I thought about it for a few weeks and I recalled a marvelous novel by Tim O'Brien, 'Going After Cacciato' which is set in the Viet Nam War, in which realism begets extended metaphor. So I gave 'Play for a Kingdom' a chance and I am glad I did. I allowed the author a certain degree of inexactitude in details; I weighted character develompent heavily and looked for a bigger story than soldier life in that great war. Thomas Dyja comes close to pulling off a great story; 'Play for a Kingdom' is not another 'Killer Angels' and it is not the sweat soaked realism of Shelby Foote's 'Shiloh.' Neither is it as wonderfully meticulous as Slotkin's 'The Crater;' it doesn't have the romance and adventure of Keneally's 'Confederates.' 'Play for a Kingdom' asks the reader to trust the characters and follow them.

The reader, familar with the American Civil War, would not expect much suspense near the end of the book; we know how it turns out. But these characters pull off some legitimate surprises in terms of dignity, humanity and authority. There are some very good scenes in 'Play for a Kingdom': the Union's march into the forest, the finding of the first baseball field, many of the battle scenes which are not panoramas, but close encounter and hand-to-hand. There are many good parts to Dyja's Civil War tale; there are enough good parts to recommend it to the casual fiction reader and the Civil War enthusiast.

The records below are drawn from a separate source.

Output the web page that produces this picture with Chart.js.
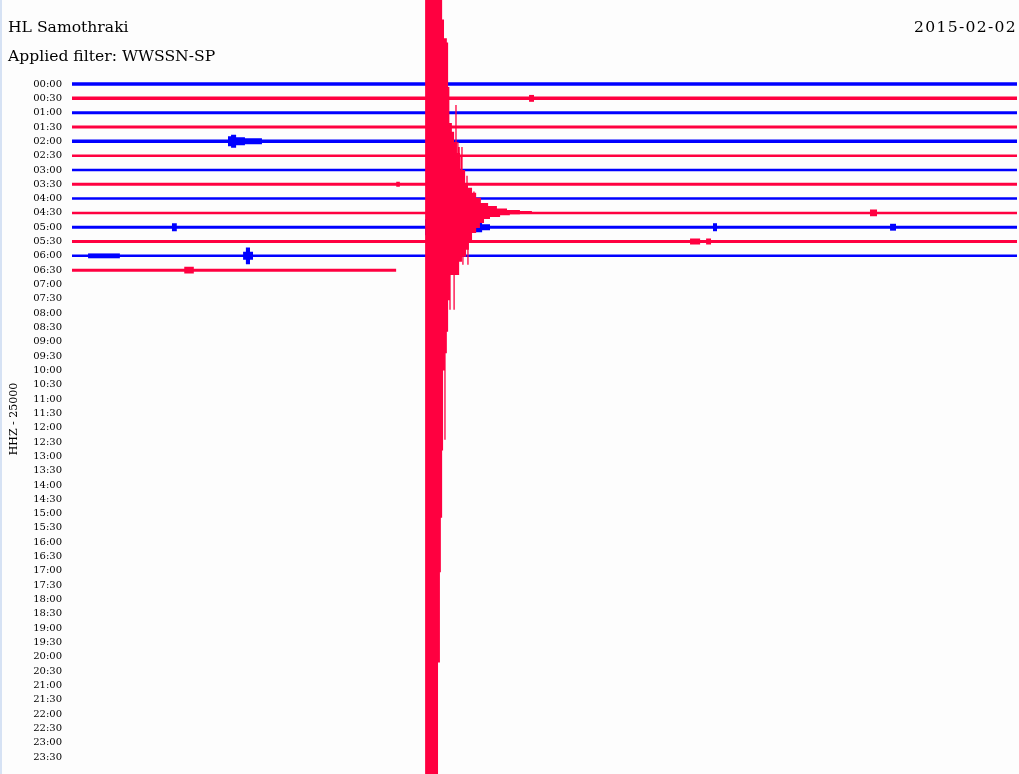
<!DOCTYPE html>
<html>
<head>
<meta charset="utf-8">
<title>HL Samothraki 2015-02-02</title>
<script src="https://cdn.jsdelivr.net/npm/chart.js@4/dist/chart.umd.min.js"></script>
<style>
  html, body { margin: 0; padding: 0; background: #fdfdfd; }
  #wrap { width: 1019px; height: 774px; }
</style>
</head>
<body>
<div id="wrap"><canvas id="heli" width="1019" height="774"></canvas></div>
<script>
// one line every half hour
const rowLabels = [
  '00:00','00:30','01:00','01:30','02:00','02:30','03:00','03:30',
  '04:00','04:30','05:00','05:30','06:00','06:30','07:00','07:30',
  '08:00','08:30','09:00','09:30','10:00','10:30','11:00','11:30',
  '12:00','12:30','13:00','13:30','14:00','14:30','15:00','15:30',
  '16:00','16:30','17:00','17:30','18:00','18:30','19:00','19:30',
  '20:00','20:30','21:00','21:30','22:00','22:30','23:00','23:30'
];

// minutes of signal on each line that has data
const rowEnd = [30, 30, 30, 30, 30, 30, 30, 30, 30, 30, 30, 30, 30, 10.29];

// big quake on the 04:30 line, amplitude in line spacings
const quakeRow = 9;
const quakeTime = [11.21, 11.62, 11.68, 11.71, 11.75, 11.78, 11.81, 11.84, 11.90, 11.94,
                   11.98, 12.00, 12.06, 12.13, 12.22, 12.29, 12.32, 12.38, 12.48, 12.51,
                   12.57, 12.60, 12.70, 12.83, 12.95, 12.98, 13.08, 13.21, 13.27, 13.49,
                   13.59, 13.81, 13.90, 14.22, 14.60];
const quakeUp   = [15.5, 15.5, 15.5, 15.5, 13.5, 13.5, 12.2, 12.2, 11.9, 8.8,
                   6.28, 6.28, 5.66, 4.96, 4.19, 4.19, 3.0, 3.0, 2.09, 2.09,
                   1.75, 1.75, 1.4, 1.05, 1.05, 0.7, 0.7, 0.49, 0.49, 0.31,
                   0.31, 0.21, 0.21, 0.14, 0];
const quakeDown = [40, 31.4, 25.1, 21.3, 16.6, 11.0, 11.0, 9.8, 8.3, 6.1,
                   6.1, 4.33, 4.33, 4.33, 4.33, 3.42, 3.42, 3.07, 3.07, 2.58,
                   2.58, 1.89, 1.40, 1.05, 0.70, 0.70, 0.42, 0.42, 0.28, 0.28,
                   0.17, 0.17, 0.10, 0.07, 0];
// single swings poking out of the quake envelope
const spikeTime = [12.19, 12.25, 12.29, 12.35, 12.38, 12.54, 12.76, 11.84, 12.00, 12.13, 12.41, 12.57];
const spikeAmp  = [-7.54, -4.96, -4.6, -3.9, -4.6, -2.6, -1.5, 15.85, 6.77, 6.77, 3.63, 3.63];

// small events
const eventRow  = [1, 4, 7, 9, 10, 10, 10, 10, 11, 12, 12, 13];
const eventTime = [
  [14.51, 14.67],
  [4.95, 5.05, 5.21, 5.49, 6.03],
  [10.29, 10.41],
  [25.33, 25.56],
  [3.17, 3.33],
  [11.21, 12.63, 13.02, 13.27],
  [20.35, 20.48],
  [25.97, 26.16],
  [19.62, 19.94, 20.13, 20.29],
  [0.51, 1.52],
  [5.43, 5.52, 5.65, 5.75],
  [3.56, 3.87]
];
const eventAmp = [
  [0.24, 0],
  [0.35, 0.45, 0.28, 0.21, 0],
  [0.17, 0],
  [0.24, 0],
  [0.28, 0],
  [0.56, 0.35, 0.21, 0],
  [0.28, 0],
  [0.24, 0],
  [0.21, 0, 0.21, 0],
  [0.17, 0],
  [0.28, 0.59, 0.28, 0],
  [0.24, 0]
];

const BLUE = '#0000ff';
const RED = '#ff0040';
const rowColor = i => (i % 2 === 0 ? BLUE : RED);
const lineW = [3.5, 3.5, 3, 3, 3.5, 2.5, 2.5, 3, 2.5, 2.5, 3, 3, 2.5, 3];

function envelope(row, times, amps, sign, color, order) {
  return {
    data: times.map((t, j) => ({ x: t, y: row + sign * amps[j] })),
    stepped: true,
    fill: { value: row },
    backgroundColor: color,
    borderColor: color,
    borderWidth: 0,
    pointRadius: 0,
    order: order
  };
}

const datasets = [];
rowEnd.forEach((end, i) => {
  datasets.push({
    data: [{ x: 0, y: i }, { x: end, y: i }],
    borderColor: rowColor(i),
    borderWidth: lineW[i],
    borderCapStyle: 'butt',
    pointRadius: 0,
    fill: false,
    order: 100 - i
  });
});
eventRow.forEach((r, k) => {
  datasets.push(envelope(r, eventTime[k], eventAmp[k], -1, rowColor(r), 5));
  datasets.push(envelope(r, eventTime[k], eventAmp[k], 1, rowColor(r), 5));
});
datasets.push(envelope(quakeRow, quakeTime, quakeUp, -1, RED, 0));
datasets.push(envelope(quakeRow, quakeTime, quakeDown, 1, RED, 0));

const spikePts = [];
spikeTime.forEach((t, k) => {
  spikePts.push({ x: t, y: quakeRow }, { x: t, y: quakeRow + spikeAmp[k] }, { x: t, y: null });
});
datasets.push({
  data: spikePts,
  borderColor: RED,
  borderWidth: 1.3,
  borderCapStyle: 'butt',
  pointRadius: 0,
  fill: false,
  spanGaps: false,
  order: 0
});

const decor = {
  id: 'decor',
  beforeDraw(chart) {
    const ctx = chart.ctx;
    ctx.save();
    ctx.fillStyle = '#fdfdfd';
    ctx.fillRect(0, 0, chart.width, chart.height);
    ctx.fillStyle = '#d6e2f4';
    ctx.fillRect(0, 0, 2, chart.height);
    ctx.restore();
  },
  afterDraw(chart) {
    const ctx = chart.ctx;
    ctx.save();
    ctx.fillStyle = '#000';
    ctx.font = '15.6px "DejaVu Serif"';
    ctx.textBaseline = 'alphabetic';
    ctx.textAlign = 'left';
    ctx.fillText('HL Samothraki', 8, 32);
    ctx.fillText('Applied filter: WWSSN-SP', 8, 61);
    ctx.textAlign = 'right';
    ctx.letterSpacing = '1.3px';
    ctx.fillText('2015-02-02', 1017, 32);
    ctx.letterSpacing = '0px';
    ctx.translate(17, 419);
    ctx.rotate(-Math.PI / 2);
    ctx.textAlign = 'center';
    ctx.font = '11px "DejaVu Serif"';
    ctx.fillText('HHZ - 25000', 0, 0);
    ctx.restore();
  }
};

new Chart(document.getElementById('heli'), {
  type: 'line',
  data: { datasets },
  options: {
    responsive: false,
    animation: false,
    layout: { padding: { left: 0, right: 2, top: 0, bottom: 0 } },
    plugins: { legend: { display: false }, tooltip: { enabled: false } },
    scales: {
      x: { type: 'linear', min: 0, max: 30, display: false },
      y: {
        type: 'linear',
        reverse: true,
        min: -5.87,
        max: 48.19,
        grid: { display: false, drawTicks: false },
        border: { display: false },
        afterBuildTicks: s => { s.ticks = rowLabels.map((_, i) => ({ value: i })); },
        afterFit: s => { s.width = 72; s.paddingTop = 0; s.paddingBottom = 0; },
        ticks: {
          autoSkip: false,
          padding: 10,
          color: '#000',
          font: { family: 'DejaVu Serif', size: 10 },
          callback: v => rowLabels[v]
        }
      }
    }
  },
  plugins: [decor]
});
</script>
</body>
</html>
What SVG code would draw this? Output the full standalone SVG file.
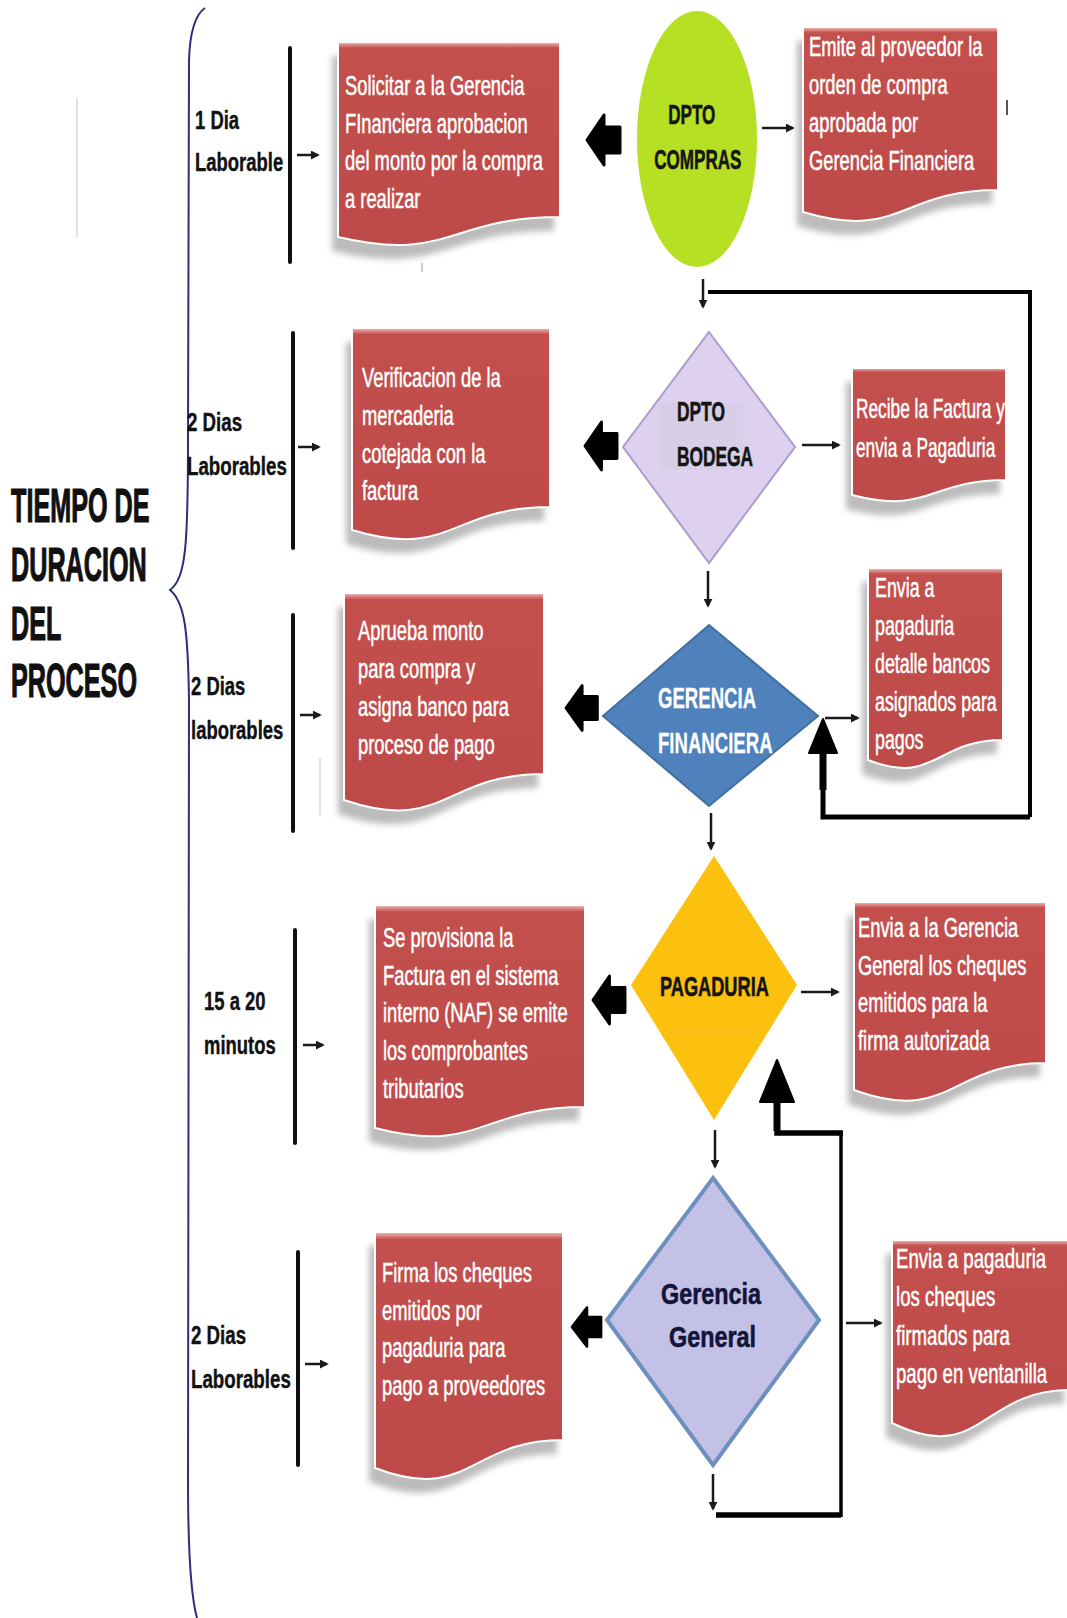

Yes, I am aware of some mistakes (Company L) and some improbabilities (passing secrets, in Latin, between the skirmish lines, etc.) But its fiction damnit; I'll allow a certain degree of latitude for error and inaccurate presentation if the characters hold up and they do. So on a rainy or snowy weekend, uncork a liter of wine or a fifth of Southern Comfort, take your shoes off and be prepared not to get out of your easy chair for a weekend.